Plotting code records:

════

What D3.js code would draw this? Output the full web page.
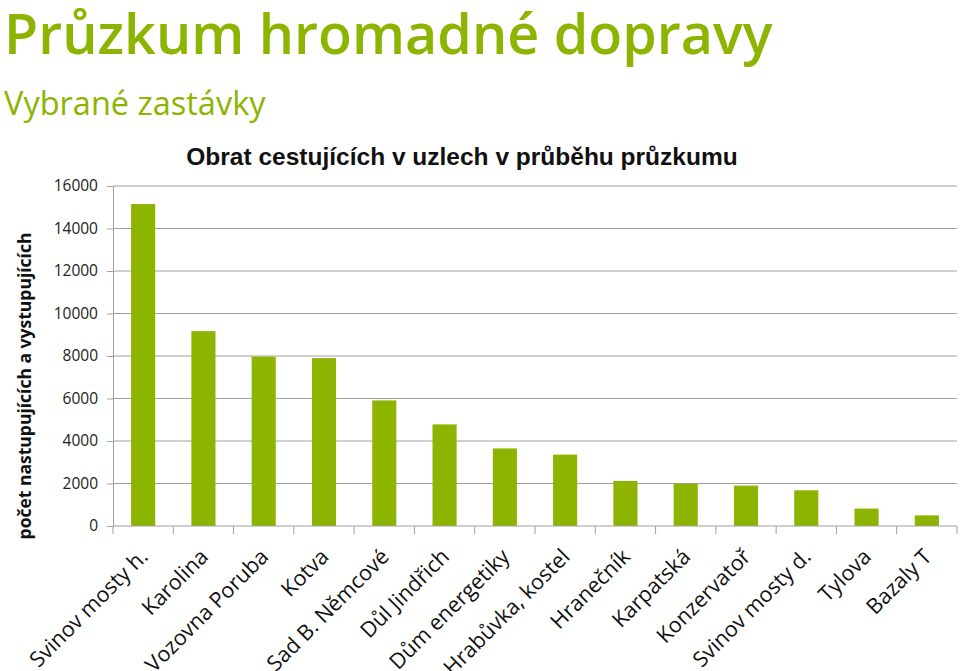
<!DOCTYPE html>
<html>
<head>
<meta charset="utf-8">
<script src="https://cdn.jsdelivr.net/npm/d3@7"></script>
<style>
  body { margin: 0; background: #fff; }
  text { font-family: "Open Sans", sans-serif; }
</style>
</head>
<body>
<div id="root"></div>
<script>
const stops = ["Svinov mosty h.", "Karolina", "Vozovna Poruba", "Kotva", "Sad B. Němcové",
  "Důl Jindřich", "Dům energetiky", "Hrabůvka, kostel", "Hranečník", "Karpatská",
  "Konzervatoř", "Svinov mosty d.", "Tylova", "Bazaly T"];
const passengers = [15150, 9170, 7970, 7900, 5910, 4780, 3650, 3360, 2120, 1990, 1900, 1680, 820, 500];
const yTicks = [0, 2000, 4000, 6000, 8000, 10000, 12000, 14000, 16000];

const W = 960, H = 671;
const margin = { top: 186, right: 3, bottom: 145, left: 113 };
const width = W - margin.left - margin.right;
const height = H - margin.top - margin.bottom;
const green = "#8cb400";

const svg = d3.select("#root").append("svg")
  .attr("width", W)
  .attr("height", H);

svg.append("text")
  .attr("x", 4).attr("y", 54)
  .attr("fill", green)
  .attr("font-size", 55.6)
  .attr("font-weight", 600)
  .text("Průzkum hromadné dopravy");

svg.append("text")
  .attr("x", 4).attr("y", 115)
  .attr("fill", green)
  .attr("font-size", 32.5)
  .text("Vybrané zastávky");

svg.append("text")
  .attr("x", 462).attr("y", 165)
  .attr("text-anchor", "middle")
  .attr("font-size", 24.5)
  .attr("font-weight", 700)
  .attr("fill", "#111")
  .style("font-family", "'Liberation Sans', Arial, sans-serif")
  .text("Obrat cestujících v uzlech v průběhu průzkumu");

svg.append("text")
  .attr("transform", `translate(31, ${margin.top + height / 2 + 30}) rotate(-90)`)
  .attr("text-anchor", "middle")
  .attr("font-size", 17.5)
  .attr("font-weight", 700)
  .attr("fill", "#111")
  .text("počet nastupujících a vystupujících");

const x = d3.scaleBand().domain(stops).range([0, width]).paddingInner(0.6).paddingOuter(0.3);
const xTick = d3.scaleBand().domain(stops).range([0, width]);
const y = d3.scaleLinear().domain([0, 16000]).range([height, 0]);

const g = svg.append("g").attr("transform", `translate(${margin.left},${margin.top})`);

// gridlines
g.selectAll(".grid").data(yTicks.slice(1)).enter().append("line")
  .attr("class", "grid")
  .attr("x1", 0).attr("x2", width)
  .attr("y1", d => y(d)).attr("y2", d => y(d))
  .attr("stroke", "#a0a0a0").attr("stroke-width", 1);

const yAxis = g.append("g")
  .call(d3.axisLeft(y).tickValues(yTicks).tickSize(6).tickPadding(9).tickFormat(d3.format("d")));
yAxis.select(".domain").attr("stroke", "#a0a0a0");
yAxis.selectAll(".tick line").attr("stroke", "#a0a0a0");
yAxis.selectAll("text").attr("font-size", 15.5).attr("fill", "#222")
  .style("font-family", "'Open Sans', sans-serif");

g.selectAll(".bar").data(passengers).enter().append("rect")
  .attr("class", "bar")
  .attr("x", (d, i) => x(stops[i]))
  .attr("y", d => y(d))
  .attr("width", x.bandwidth())
  .attr("height", d => height - y(d))
  .attr("fill", green);

// x axis with ticks on band boundaries
const xAxis = g.append("g").attr("transform", `translate(0,${height})`);
xAxis.append("line").attr("x1", 0).attr("x2", width).attr("stroke", "#a0a0a0");
xAxis.selectAll(".xt").data(stops.concat([null])).enter().append("line")
  .attr("class", "xt")
  .attr("x1", (d, i) => i * xTick.step()).attr("x2", (d, i) => i * xTick.step())
  .attr("y1", 0).attr("y2", 8)
  .attr("stroke", "#a0a0a0");

xAxis.selectAll(".xl").data(stops).enter().append("text")
  .attr("class", "xl")
  .attr("transform", d => `translate(${xTick(d) + xTick.bandwidth() / 2 + 6},${32}) rotate(-45)`)
  .attr("text-anchor", "end")
  .attr("font-size", 21.5)
  .attr("fill", "#111")
  .text(d => d);
</script>
</body>
</html>
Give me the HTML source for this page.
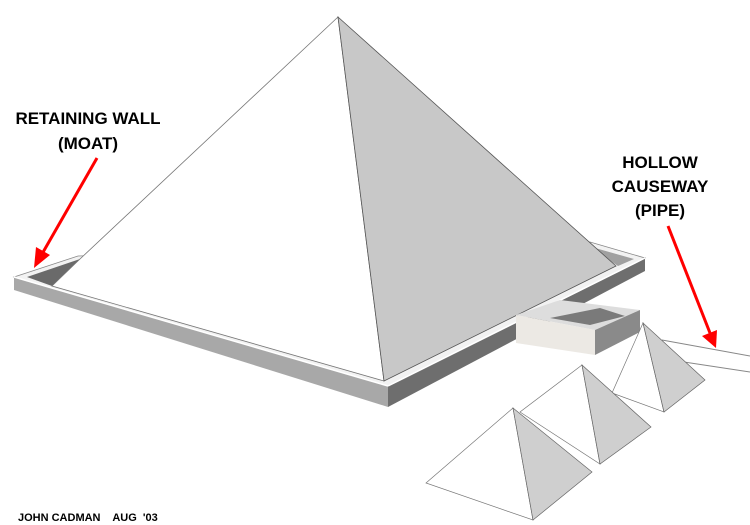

════

Given exercise: From the material above, copy everything exactly but the pictures.

Result for this exercise:
What D3.js code would draw this? Output the full web page.
<!DOCTYPE html>
<html>
<head>
<meta charset="utf-8">
<script src="https://cdn.jsdelivr.net/npm/d3@7"></script>
<style>
  body { margin: 0; background: #fff; }
  text { font-family: "Open Sans", sans-serif; }
</style>
</head>
<body>
<div id="root"></div>
<script>
const stops = ["Svinov mosty h.", "Karolina", "Vozovna Poruba", "Kotva", "Sad B. Němcové",
  "Důl Jindřich", "Dům energetiky", "Hrabůvka, kostel", "Hranečník", "Karpatská",
  "Konzervatoř", "Svinov mosty d.", "Tylova", "Bazaly T"];
const passengers = [15150, 9170, 7970, 7900, 5910, 4780, 3650, 3360, 2120, 1990, 1900, 1680, 820, 500];
const yTicks = [0, 2000, 4000, 6000, 8000, 10000, 12000, 14000, 16000];

const W = 960, H = 671;
const margin = { top: 186, right: 3, bottom: 145, left: 113 };
const width = W - margin.left - margin.right;
const height = H - margin.top - margin.bottom;
const green = "#8cb400";

const svg = d3.select("#root").append("svg")
  .attr("width", W)
  .attr("height", H);

svg.append("text")
  .attr("x", 4).attr("y", 54)
  .attr("fill", green)
  .attr("font-size", 55.6)
  .attr("font-weight", 600)
  .text("Průzkum hromadné dopravy");

svg.append("text")
  .attr("x", 4).attr("y", 115)
  .attr("fill", green)
  .attr("font-size", 32.5)
  .text("Vybrané zastávky");

svg.append("text")
  .attr("x", 462).attr("y", 165)
  .attr("text-anchor", "middle")
  .attr("font-size", 24.5)
  .attr("font-weight", 700)
  .attr("fill", "#111")
  .style("font-family", "'Liberation Sans', Arial, sans-serif")
  .text("Obrat cestujících v uzlech v průběhu průzkumu");

svg.append("text")
  .attr("transform", `translate(31, ${margin.top + height / 2 + 30}) rotate(-90)`)
  .attr("text-anchor", "middle")
  .attr("font-size", 17.5)
  .attr("font-weight", 700)
  .attr("fill", "#111")
  .text("počet nastupujících a vystupujících");

const x = d3.scaleBand().domain(stops).range([0, width]).paddingInner(0.6).paddingOuter(0.3);
const xTick = d3.scaleBand().domain(stops).range([0, width]);
const y = d3.scaleLinear().domain([0, 16000]).range([height, 0]);

const g = svg.append("g").attr("transform", `translate(${margin.left},${margin.top})`);

// gridlines
g.selectAll(".grid").data(yTicks.slice(1)).enter().append("line")
  .attr("class", "grid")
  .attr("x1", 0).attr("x2", width)
  .attr("y1", d => y(d)).attr("y2", d => y(d))
  .attr("stroke", "#a0a0a0").attr("stroke-width", 1);

const yAxis = g.append("g")
  .call(d3.axisLeft(y).tickValues(yTicks).tickSize(6).tickPadding(9).tickFormat(d3.format("d")));
yAxis.select(".domain").attr("stroke", "#a0a0a0");
yAxis.selectAll(".tick line").attr("stroke", "#a0a0a0");
yAxis.selectAll("text").attr("font-size", 15.5).attr("fill", "#222")
  .style("font-family", "'Open Sans', sans-serif");

g.selectAll(".bar").data(passengers).enter().append("rect")
  .attr("class", "bar")
  .attr("x", (d, i) => x(stops[i]))
  .attr("y", d => y(d))
  .attr("width", x.bandwidth())
  .attr("height", d => height - y(d))
  .attr("fill", green);

// x axis with ticks on band boundaries
const xAxis = g.append("g").attr("transform", `translate(0,${height})`);
xAxis.append("line").attr("x1", 0).attr("x2", width).attr("stroke", "#a0a0a0");
xAxis.selectAll(".xt").data(stops.concat([null])).enter().append("line")
  .attr("class", "xt")
  .attr("x1", (d, i) => i * xTick.step()).attr("x2", (d, i) => i * xTick.step())
  .attr("y1", 0).attr("y2", 8)
  .attr("stroke", "#a0a0a0");

xAxis.selectAll(".xl").data(stops).enter().append("text")
  .attr("class", "xl")
  .attr("transform", d => `translate(${xTick(d) + xTick.bandwidth() / 2 + 6},${32}) rotate(-45)`)
  .attr("text-anchor", "end")
  .attr("font-size", 21.5)
  .attr("fill", "#111")
  .text(d => d);
</script>
</body>
</html>
Give me the HTML source for this page.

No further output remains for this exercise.